I fail to see what having the code in the tree is set to achieve. If we
have hordes of potential customers waiting for Infiniband drivers to
hit the tree, they kept surprisingly low profile to date. All ten of
them. You said so yourself, the codebase is HUGE and who is going to
feed and care for it once your relationship to this work is over? None
of our big customers do really care about ongoing FreeBSD development
in -current and instead center their interest around specific version
of stable they happen to base their products on. I do not see that
changing. We have much less complicated pieces of software in the tree
that are used by many, many more people than Infiniband ever will and
yet their development has stagnated in the absence of active maintainer
(smbfs *cough*). With Infiniband, where minuscule percentage of FreeBSD
developers have access to the hardware and specs the rot is not only
likely possibility, but guaranteed certainty.

> >
> > Second, semi-complete Linux compat layer in kernel will have the
> > same effect as linuxulator in userland - we do have some vendors
> > still trying to bother with FreeBSD drivers for their hardware now
> > and we will have none after we provide the possibility to hack
> > their Linux code to run somewhat stably on top of Linux compat
> > layer. Due to intentional fluidity of Linux kAPI, our shims will
> > never quite walk and quack like their original implementation in
> > Linux kernel and combined result will always be lees stable than
> > native Linux linux drivers in Linux kernel.
> 
> I have heard this argument about the linuxulator and what we're
> really talking about is slipping FreeBSD marketshare.  I don't share
> the view that the linuxulator futhered this slip but rather my view
> is that it allows us to stay relevant in areas where companies can
> not justify an independent FreeBSD effort.  Adobe is a good example
> of this.
> 

It compounded the Adobe's reluctance to work on portable flash player.

> Let's talk nuts and bolts about what this thing does.  In the vast 
> majority of cases it simply shuffles arguments and function names
> around where there is a 1:1 correlation between linux api and FreeBSD
> API.  Think about things like atomics, callouts, locks, jiffies vs
> ticks, etc.  In these areas the systems are trivially different.  In
> a very small number of areas where this wasn't the case I did a
> direct port and noted it with an #ifdef.

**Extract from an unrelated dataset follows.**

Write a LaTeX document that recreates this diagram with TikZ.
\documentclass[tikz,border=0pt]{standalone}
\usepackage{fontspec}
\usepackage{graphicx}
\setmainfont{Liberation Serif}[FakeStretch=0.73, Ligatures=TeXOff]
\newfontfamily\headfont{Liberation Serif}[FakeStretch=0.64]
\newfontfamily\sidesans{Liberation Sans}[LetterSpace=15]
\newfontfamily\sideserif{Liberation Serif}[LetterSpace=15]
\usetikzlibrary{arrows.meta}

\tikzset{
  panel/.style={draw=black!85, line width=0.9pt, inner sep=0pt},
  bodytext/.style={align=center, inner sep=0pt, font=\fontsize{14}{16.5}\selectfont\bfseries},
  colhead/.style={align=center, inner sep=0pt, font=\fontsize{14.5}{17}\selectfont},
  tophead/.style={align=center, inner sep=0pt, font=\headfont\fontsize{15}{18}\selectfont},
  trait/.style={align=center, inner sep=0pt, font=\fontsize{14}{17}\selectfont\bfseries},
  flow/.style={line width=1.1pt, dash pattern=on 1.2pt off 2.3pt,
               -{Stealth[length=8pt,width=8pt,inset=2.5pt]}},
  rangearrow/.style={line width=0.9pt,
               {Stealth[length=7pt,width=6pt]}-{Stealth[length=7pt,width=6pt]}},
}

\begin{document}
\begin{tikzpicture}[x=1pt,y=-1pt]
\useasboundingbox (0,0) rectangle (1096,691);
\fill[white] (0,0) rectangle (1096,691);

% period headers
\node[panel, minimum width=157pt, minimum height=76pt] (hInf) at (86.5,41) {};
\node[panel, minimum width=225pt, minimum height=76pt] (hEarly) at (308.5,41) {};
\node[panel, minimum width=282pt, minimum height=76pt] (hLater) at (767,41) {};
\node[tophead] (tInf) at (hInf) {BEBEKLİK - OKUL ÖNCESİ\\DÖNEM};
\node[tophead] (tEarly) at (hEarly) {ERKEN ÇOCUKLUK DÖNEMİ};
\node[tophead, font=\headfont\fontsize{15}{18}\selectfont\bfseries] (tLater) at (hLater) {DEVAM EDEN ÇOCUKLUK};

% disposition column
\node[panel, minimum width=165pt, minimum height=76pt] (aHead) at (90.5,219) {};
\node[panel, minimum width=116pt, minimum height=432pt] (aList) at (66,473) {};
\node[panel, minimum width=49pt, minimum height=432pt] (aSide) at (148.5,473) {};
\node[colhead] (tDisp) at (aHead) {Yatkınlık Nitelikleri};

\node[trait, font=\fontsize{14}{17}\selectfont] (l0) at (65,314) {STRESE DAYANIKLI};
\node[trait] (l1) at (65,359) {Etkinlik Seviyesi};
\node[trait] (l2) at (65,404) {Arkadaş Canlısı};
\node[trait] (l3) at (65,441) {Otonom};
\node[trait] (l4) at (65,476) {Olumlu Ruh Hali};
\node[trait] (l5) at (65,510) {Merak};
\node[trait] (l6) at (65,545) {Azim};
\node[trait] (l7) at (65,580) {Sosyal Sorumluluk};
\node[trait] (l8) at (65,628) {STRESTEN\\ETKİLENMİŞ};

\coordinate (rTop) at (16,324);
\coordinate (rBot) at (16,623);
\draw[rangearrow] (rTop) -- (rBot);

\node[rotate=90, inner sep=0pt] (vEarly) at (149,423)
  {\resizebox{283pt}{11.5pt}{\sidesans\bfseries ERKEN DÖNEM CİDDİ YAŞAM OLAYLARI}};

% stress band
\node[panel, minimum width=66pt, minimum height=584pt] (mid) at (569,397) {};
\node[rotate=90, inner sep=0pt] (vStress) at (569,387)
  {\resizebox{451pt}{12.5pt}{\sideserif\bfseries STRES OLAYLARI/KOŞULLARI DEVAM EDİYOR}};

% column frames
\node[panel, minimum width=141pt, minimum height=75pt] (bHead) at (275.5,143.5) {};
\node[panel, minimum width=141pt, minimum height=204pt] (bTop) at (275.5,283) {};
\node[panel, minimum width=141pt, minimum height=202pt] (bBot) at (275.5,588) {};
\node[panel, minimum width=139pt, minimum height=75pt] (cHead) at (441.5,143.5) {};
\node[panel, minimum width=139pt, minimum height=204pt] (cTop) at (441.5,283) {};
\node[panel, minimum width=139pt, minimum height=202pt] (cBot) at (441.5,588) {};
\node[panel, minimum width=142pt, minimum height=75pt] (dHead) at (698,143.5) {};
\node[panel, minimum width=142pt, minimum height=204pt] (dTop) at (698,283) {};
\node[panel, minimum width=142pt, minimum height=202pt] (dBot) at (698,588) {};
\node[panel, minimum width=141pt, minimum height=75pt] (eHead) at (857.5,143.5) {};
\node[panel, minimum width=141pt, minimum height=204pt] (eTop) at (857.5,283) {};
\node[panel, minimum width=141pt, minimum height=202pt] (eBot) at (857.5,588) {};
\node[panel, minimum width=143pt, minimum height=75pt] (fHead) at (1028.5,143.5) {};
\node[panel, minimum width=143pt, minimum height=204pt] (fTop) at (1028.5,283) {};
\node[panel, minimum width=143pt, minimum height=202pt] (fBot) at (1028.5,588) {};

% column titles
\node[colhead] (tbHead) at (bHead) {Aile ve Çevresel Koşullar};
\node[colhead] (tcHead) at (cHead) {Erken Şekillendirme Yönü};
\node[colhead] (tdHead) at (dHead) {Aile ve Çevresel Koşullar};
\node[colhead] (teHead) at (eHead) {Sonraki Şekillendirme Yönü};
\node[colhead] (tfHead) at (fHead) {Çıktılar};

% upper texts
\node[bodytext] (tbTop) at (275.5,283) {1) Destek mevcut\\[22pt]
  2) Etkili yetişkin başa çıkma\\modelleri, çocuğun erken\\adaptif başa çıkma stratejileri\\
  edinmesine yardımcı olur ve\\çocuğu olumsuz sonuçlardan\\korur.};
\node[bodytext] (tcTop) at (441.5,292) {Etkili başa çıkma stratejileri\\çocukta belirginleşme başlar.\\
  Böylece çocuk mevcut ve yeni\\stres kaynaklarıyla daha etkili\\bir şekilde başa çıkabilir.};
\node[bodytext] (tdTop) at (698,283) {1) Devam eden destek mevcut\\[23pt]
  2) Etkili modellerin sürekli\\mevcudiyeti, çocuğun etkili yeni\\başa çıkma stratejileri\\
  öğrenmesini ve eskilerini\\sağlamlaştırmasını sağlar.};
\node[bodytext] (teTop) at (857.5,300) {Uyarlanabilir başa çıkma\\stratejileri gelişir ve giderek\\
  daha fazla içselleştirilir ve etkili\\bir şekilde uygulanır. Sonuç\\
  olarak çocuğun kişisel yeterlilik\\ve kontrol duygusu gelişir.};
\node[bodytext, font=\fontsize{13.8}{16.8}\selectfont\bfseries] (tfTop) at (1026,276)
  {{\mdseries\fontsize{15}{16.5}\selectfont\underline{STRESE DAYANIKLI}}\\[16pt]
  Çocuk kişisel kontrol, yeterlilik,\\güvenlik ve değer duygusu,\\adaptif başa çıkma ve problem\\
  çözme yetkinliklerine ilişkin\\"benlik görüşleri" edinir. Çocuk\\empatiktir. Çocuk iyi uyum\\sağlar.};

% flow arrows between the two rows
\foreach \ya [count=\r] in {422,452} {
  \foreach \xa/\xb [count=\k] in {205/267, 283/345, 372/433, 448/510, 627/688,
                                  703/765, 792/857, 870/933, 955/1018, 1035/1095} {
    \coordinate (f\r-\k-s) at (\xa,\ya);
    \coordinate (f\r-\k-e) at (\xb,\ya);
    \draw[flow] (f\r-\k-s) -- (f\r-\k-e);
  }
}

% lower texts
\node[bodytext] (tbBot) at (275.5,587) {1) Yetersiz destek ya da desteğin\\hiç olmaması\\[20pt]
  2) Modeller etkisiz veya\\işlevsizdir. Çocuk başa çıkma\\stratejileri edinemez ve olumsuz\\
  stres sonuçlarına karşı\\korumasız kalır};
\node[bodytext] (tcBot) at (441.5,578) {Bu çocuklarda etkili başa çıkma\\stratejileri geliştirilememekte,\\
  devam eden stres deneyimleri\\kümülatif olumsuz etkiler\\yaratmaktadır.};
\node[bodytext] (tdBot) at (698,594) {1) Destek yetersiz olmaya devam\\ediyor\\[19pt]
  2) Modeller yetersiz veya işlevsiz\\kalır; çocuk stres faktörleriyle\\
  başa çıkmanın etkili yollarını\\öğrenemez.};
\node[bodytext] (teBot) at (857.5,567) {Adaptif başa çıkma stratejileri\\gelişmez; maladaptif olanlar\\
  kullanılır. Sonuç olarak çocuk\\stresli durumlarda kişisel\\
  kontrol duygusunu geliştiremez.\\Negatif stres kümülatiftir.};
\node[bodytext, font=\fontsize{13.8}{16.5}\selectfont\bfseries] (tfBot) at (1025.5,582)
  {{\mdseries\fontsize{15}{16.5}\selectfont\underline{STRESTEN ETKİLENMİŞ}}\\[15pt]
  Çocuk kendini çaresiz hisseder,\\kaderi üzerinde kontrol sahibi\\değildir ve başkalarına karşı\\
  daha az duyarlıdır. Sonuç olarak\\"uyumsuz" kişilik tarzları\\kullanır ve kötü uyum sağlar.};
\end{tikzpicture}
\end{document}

There are also less beautiful things like struct task in td_retval[1],
etc. The layer does look complete enough to compel device writers to
start relying on ii. But it is written to cover OFED needs only, so any
other work will likely require extending your wrapper some more
again and again. Before you know it we are in an arms race against Linux
kernel which we cannot win.

> This works specifically in the infiniband case because it is its own 
> middle layer.  You can't write a scsi driver for linux and use it on
> BSD with this.  You can't write a network driver even.  But if you do
> bring in code from linux you don't have to worry about changing every
> kmalloc to malloc and every printk to printf so diffs can be reduced
> in trivial cases.  I thought given your work on XFS for FreeBSD that
> would make sense to you.

Well, XFS I worked on had clear separation on OS-specific and core
parts with minor incursions of linuxisms in core. This probably has
changed with SGI demise and consequent death of Irix.

> Our options are, to leave FreeBSD users without infiniband, which I
> can tell you has cost us more market share as I know of specific
> cases we have lost due to it.  To maintain our own stack
> independently, which no one has the budget for.  Or to try to
> integrate with OFED.  Do you see some other approach?

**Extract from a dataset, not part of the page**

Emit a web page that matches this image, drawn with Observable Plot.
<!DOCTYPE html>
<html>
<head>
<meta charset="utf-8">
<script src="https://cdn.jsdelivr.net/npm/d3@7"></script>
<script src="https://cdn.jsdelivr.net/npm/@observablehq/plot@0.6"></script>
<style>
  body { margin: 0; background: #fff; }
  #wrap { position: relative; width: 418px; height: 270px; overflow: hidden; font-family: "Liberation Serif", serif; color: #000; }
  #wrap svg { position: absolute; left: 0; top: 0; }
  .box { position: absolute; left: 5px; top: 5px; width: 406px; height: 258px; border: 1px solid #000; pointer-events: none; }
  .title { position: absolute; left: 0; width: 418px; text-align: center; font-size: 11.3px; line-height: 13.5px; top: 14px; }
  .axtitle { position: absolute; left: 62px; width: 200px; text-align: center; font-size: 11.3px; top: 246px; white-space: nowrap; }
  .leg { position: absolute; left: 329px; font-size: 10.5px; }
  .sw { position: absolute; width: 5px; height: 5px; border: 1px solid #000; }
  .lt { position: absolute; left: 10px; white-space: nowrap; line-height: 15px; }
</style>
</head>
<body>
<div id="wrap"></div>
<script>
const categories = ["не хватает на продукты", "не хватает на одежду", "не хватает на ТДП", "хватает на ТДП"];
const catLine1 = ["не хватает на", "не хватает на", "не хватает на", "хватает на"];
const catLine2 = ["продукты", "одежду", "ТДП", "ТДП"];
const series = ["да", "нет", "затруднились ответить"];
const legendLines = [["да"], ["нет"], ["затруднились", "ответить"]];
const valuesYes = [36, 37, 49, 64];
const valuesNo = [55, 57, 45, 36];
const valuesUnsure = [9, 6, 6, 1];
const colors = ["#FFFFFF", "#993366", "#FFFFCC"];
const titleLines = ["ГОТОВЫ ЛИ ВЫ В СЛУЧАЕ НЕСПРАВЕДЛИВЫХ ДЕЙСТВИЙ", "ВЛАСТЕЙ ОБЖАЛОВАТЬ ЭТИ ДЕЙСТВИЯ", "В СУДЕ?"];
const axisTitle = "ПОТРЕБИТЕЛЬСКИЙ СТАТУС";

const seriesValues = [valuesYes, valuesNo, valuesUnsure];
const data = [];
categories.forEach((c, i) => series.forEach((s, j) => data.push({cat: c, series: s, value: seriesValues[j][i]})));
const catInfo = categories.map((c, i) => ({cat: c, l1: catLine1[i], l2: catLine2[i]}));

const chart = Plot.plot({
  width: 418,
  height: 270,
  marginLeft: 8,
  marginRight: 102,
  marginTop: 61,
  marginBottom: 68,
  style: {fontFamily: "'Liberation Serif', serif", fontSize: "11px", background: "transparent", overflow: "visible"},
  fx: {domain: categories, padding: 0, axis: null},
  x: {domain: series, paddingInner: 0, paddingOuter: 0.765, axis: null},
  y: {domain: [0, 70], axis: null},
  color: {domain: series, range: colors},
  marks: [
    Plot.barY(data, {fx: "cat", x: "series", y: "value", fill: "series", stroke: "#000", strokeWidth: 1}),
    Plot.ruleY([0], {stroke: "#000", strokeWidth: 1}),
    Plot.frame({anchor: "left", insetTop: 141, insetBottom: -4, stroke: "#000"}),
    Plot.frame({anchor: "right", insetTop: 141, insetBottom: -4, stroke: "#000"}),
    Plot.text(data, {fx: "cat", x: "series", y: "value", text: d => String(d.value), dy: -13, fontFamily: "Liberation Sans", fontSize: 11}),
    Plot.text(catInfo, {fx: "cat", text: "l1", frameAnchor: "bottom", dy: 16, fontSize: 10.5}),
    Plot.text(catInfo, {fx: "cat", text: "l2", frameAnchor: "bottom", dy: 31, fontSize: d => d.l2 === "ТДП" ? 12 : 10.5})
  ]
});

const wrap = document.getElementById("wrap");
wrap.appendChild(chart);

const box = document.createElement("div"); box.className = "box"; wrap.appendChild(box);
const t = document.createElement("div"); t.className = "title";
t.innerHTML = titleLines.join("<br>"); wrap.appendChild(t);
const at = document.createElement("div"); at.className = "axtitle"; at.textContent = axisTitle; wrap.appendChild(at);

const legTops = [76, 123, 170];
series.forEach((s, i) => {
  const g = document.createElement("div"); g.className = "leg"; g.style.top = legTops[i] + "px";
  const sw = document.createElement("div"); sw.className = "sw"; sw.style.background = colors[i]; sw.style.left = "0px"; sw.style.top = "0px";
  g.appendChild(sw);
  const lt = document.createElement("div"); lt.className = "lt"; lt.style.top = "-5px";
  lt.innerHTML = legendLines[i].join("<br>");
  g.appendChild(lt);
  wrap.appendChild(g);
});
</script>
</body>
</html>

Maintain OFED-compatible stack out of the tree. Make it downloadable
in source form to anyone who cares, there won't be many in absolute
numbers. NVidia has managed this + complication of binary blob, multiple
commercial vendors on Linux have managed this and if parties interested
in Infiniband on FreeBSD can not, what makes anyone think that driver in
the tree will fare any better than shared stack maintained elsewhere?